[Code that draws figures]
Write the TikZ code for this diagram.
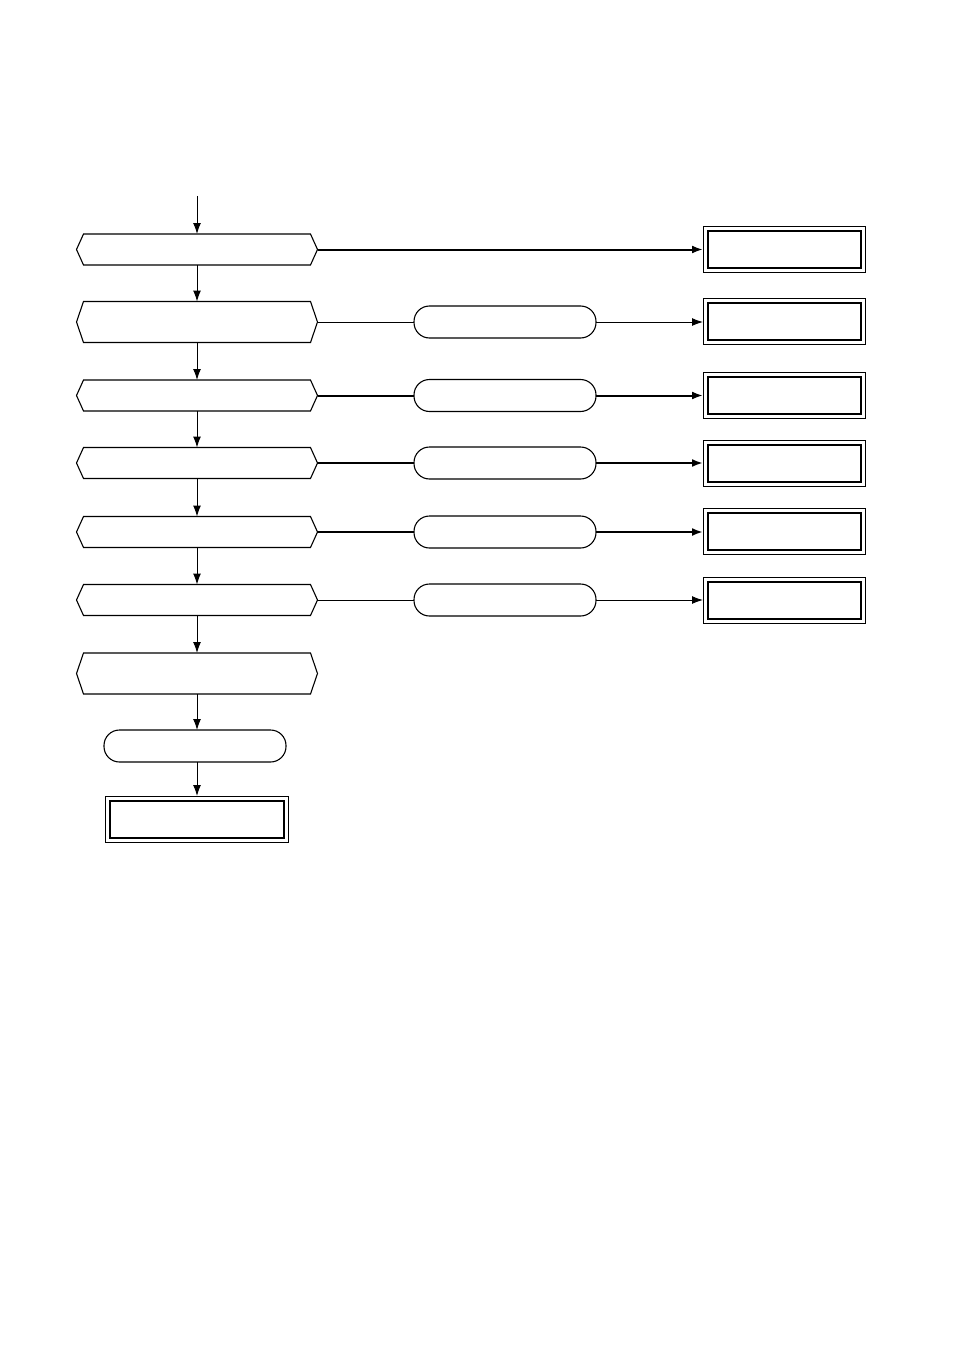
\documentclass[tikz,border=0pt]{standalone}
\usetikzlibrary{arrows.meta}
\tikzset{
  hexbox/.style={draw=none,rectangle,inner sep=0pt,outer sep=0pt,minimum width=241pt},
  ovalbox/.style={draw,line width=1.1pt,rectangle,rounded corners=15.5pt,inner sep=0pt,outer sep=0pt,minimum width=182pt,minimum height=32pt},
  outbox/.style={draw,line width=0.9pt,rectangle,inner sep=0pt,outer sep=0pt,minimum width=162pt,minimum height=46pt},
  arr/.style={-{Latex[length=11pt,width=8pt]},line width=1pt},
  thin/.style={line width=1pt},
  thick/.style={line width=2pt},
}
\newcommand{\hexdraw}[1]{%
  \draw[line width=1.1pt] ([xshift=7pt]#1.north west) -- ([xshift=-7pt]#1.north east) -- (#1.east) -- ([xshift=-7pt]#1.south east) -- ([xshift=7pt]#1.south west) -- (#1.west) -- cycle;}
\newcommand{\innerbox}[1]{%
  \draw[line width=2pt] ([xshift=4.5pt,yshift=-4.5pt]#1.north west) rectangle ([xshift=-4.5pt,yshift=4.5pt]#1.south east);}
\begin{document}
\begin{tikzpicture}[x=1pt,y=-1pt]
\useasboundingbox (0,0) rectangle (954,1351);
% left column hexagons
\node[hexbox,minimum height=31pt] (h1) at (197,249.5) {};
\node[hexbox,minimum height=41pt] (h2) at (197,322) {};
\node[hexbox,minimum height=31pt] (h3) at (197,395.5) {};
\node[hexbox,minimum height=31pt] (h4) at (197,463) {};
\node[hexbox,minimum height=31pt] (h5) at (197,532) {};
\node[hexbox,minimum height=31pt] (h6) at (197,600) {};
\node[hexbox,minimum height=41pt] (h7) at (197,673.5) {};
\foreach \n in {h1,h2,h3,h4,h5,h6,h7} {\hexdraw{\n}}
% bottom oval and box
\node[ovalbox] (o7) at (195,746) {};
\node[outbox,minimum width=183pt] (b7) at (196.5,819) {};
\innerbox{b7}
% middle ovals
\node[ovalbox] (o2) at (505,322) {};
\node[ovalbox] (o3) at (505,395.5) {};
\node[ovalbox] (o4) at (505,463) {};
\node[ovalbox] (o5) at (505,532) {};
\node[ovalbox] (o6) at (505,600) {};
% right boxes
\node[outbox] (b1) at (784,249.5) {};
\node[outbox] (b2) at (784,321) {};
\node[outbox] (b3) at (784,395) {};
\node[outbox] (b4) at (784,463) {};
\node[outbox] (b5) at (784,531) {};
\node[outbox] (b6) at (784,600) {};
\foreach \n in {b1,b2,b3,b4,b5,b6} {\innerbox{\n}}
% vertical flow
\coordinate (start) at (197,196);
\draw[arr] (start) -- (h1.north);
\draw[arr] (h1.south) -- (h2.north);
\draw[arr] (h2.south) -- (h3.north);
\draw[arr] (h3.south) -- (h4.north);
\draw[arr] (h4.south) -- (h5.north);
\draw[arr] (h5.south) -- (h6.north);
\draw[arr] (h6.south) -- (h7.north);
\draw[arr] (h7.south) -- (h7.south |- o7.north);
\draw[arr] (o7.south -| h7.south) -- (h7.south |- b7.north);
% horizontal
\draw[arr,thick] (h1.east) -- (b1.west);
\draw[thin] (h2.east) -- (o2.west);
\draw[arr,thin] (o2.east) -- (o2.east -| b2.west);
\draw[thick] (h3.east) -- (o3.west);
\draw[arr,thick] (o3.east) -- (o3.east -| b3.west);
\draw[thick] (h4.east) -- (o4.west);
\draw[arr,thick] (o4.east) -- (o4.east -| b4.west);
\draw[thick] (h5.east) -- (o5.west);
\draw[arr,thick] (o5.east) -- (o5.east -| b5.west);
\draw[thin] (h6.east) -- (o6.west);
\draw[arr,thin] (o6.east) -- (o6.east -| b6.west);
\end{tikzpicture}
\end{document}
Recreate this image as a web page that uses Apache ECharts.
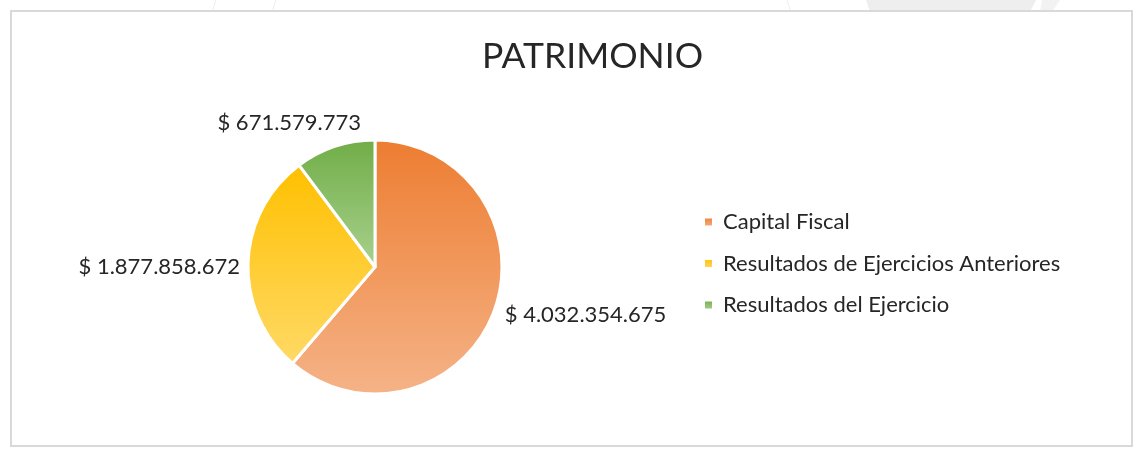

(REQUEST)
Read through the entries and copy every line that includes "this".

(ANSWER FOR THE TASK)
Write the TikZ code for this diagram.
Recreate this image as a web page that uses Apache ECharts.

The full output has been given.